Жаль, что князь Мышкин не стоит за диалектическую часть своего вывода: ведь огромное, не только религиозное, но и философское, научное, культурно-историческое значение имеет вопрос: можно ли отдать за «момент высшего бытия» жизнь не только человека, но и всего человечества? Другими словами: есть ли цель всемирно-исторического развития бесконечное продолжение во времени, в преемственности культур, в чреде поколений, или некоторое окончательное завершение всех исторических судеб, всех «времен и сроков» в мгновение «высшего бытия», в том, что христианская мистика называет «кончиною мира»? Вопрос этот кажется мистическим, отвлеченным, далеким от действительной и деятельной, общественной, политической нравственной жизни современного человечества: на самом деле, сознательно или бессознательно, но неизбежно входит он в нее. Как не только на отвлеченную, созерцательную, но и на реальную жизнь каждого отдельного человека не может не влиять мысль о земном конце — о смерти, так эта же мысль не может, рано или поздно, не повлиять на реальную, деятельную, культурно-историческую жизнь всего человечества.

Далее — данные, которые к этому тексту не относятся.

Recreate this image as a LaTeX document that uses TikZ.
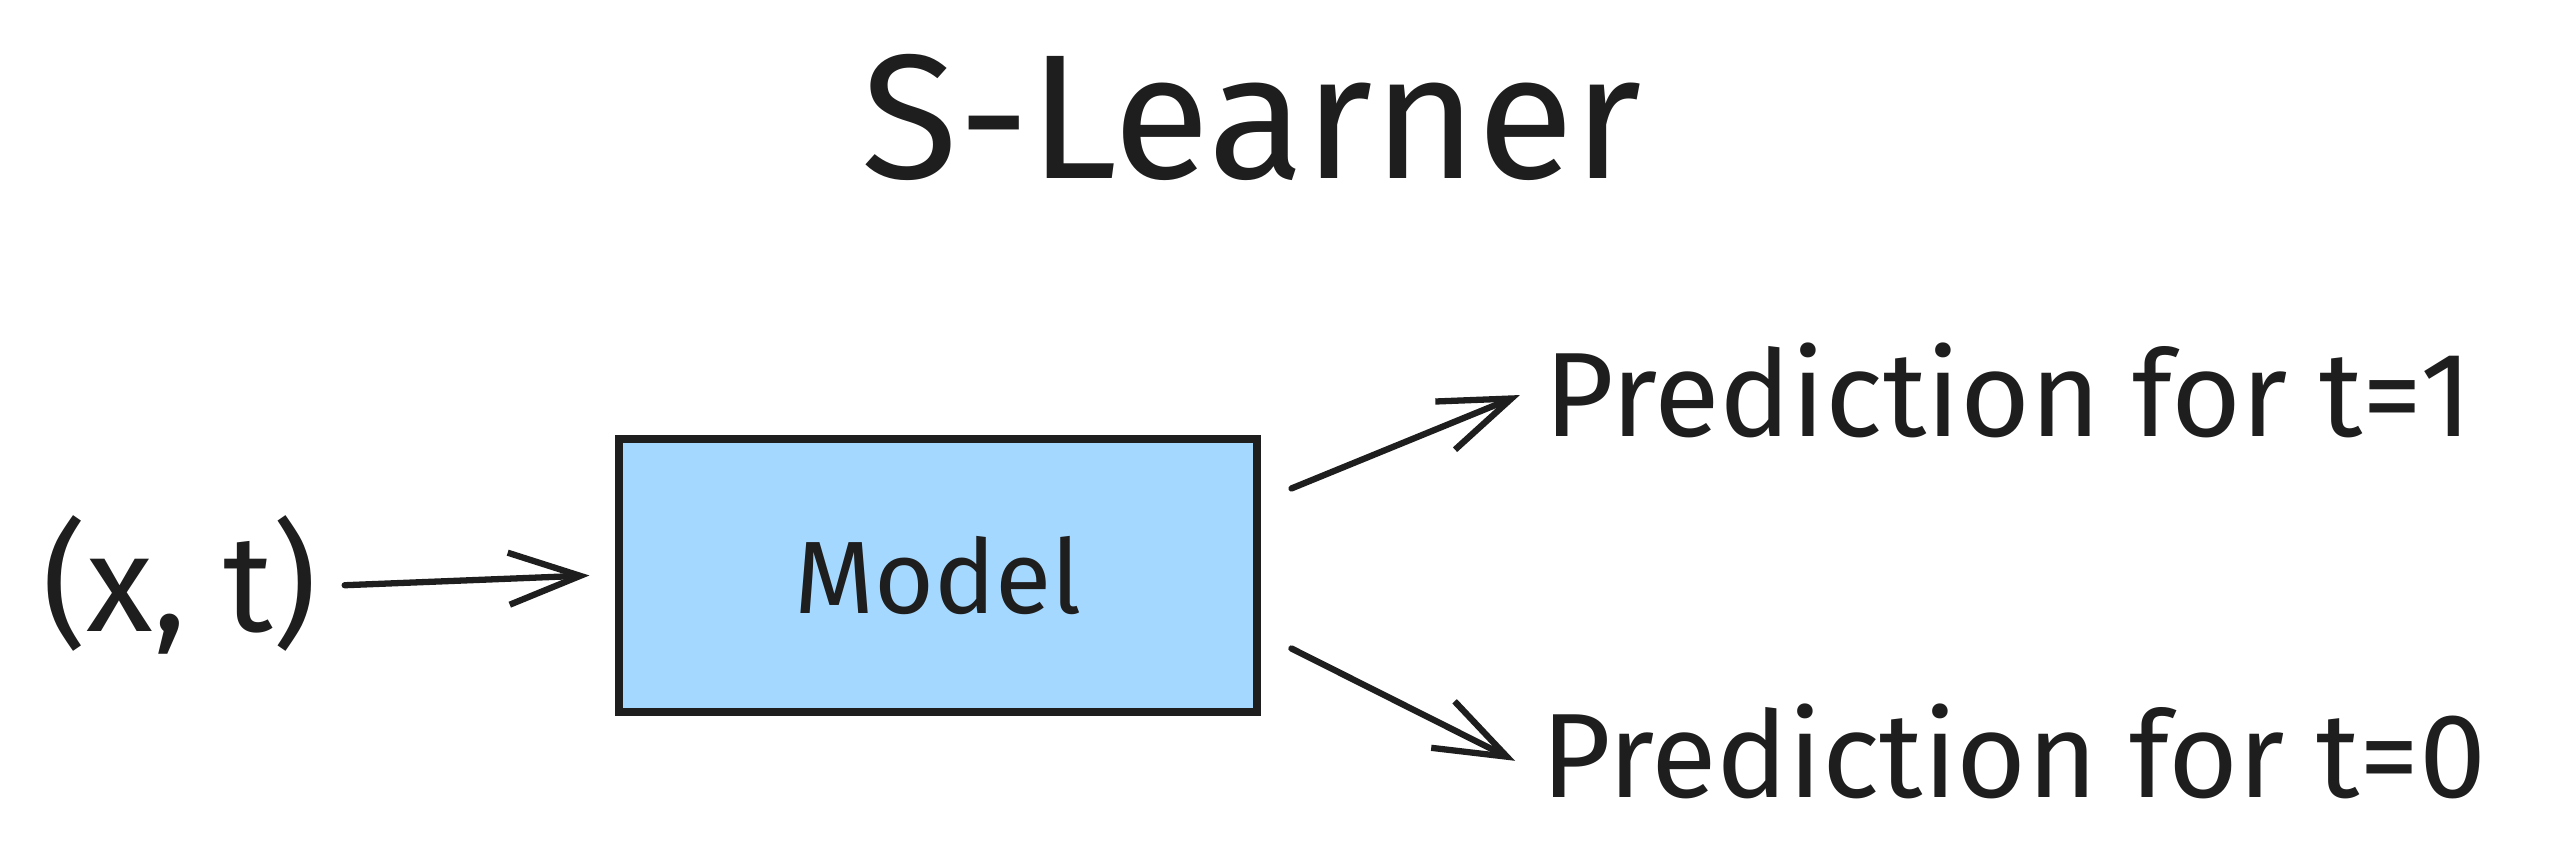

До христианства жило оно так, как живут звери — вне сознания смерти, с чувством животного бессмертия. Первою и до сих пор единственною религией, которая сознала, или, по крайней мере, почувствовала неотразимость мысли о конце, о смерти не только для человека в отдельности, но и для всего человечества, было христианство, и может быть, именно в этом и заключается главная особенность культурно-исторического влияния христианства — влияния, и доныне еще не завершившегося — на самые реальные общественные, нравственные и политические судьбы европейского мира.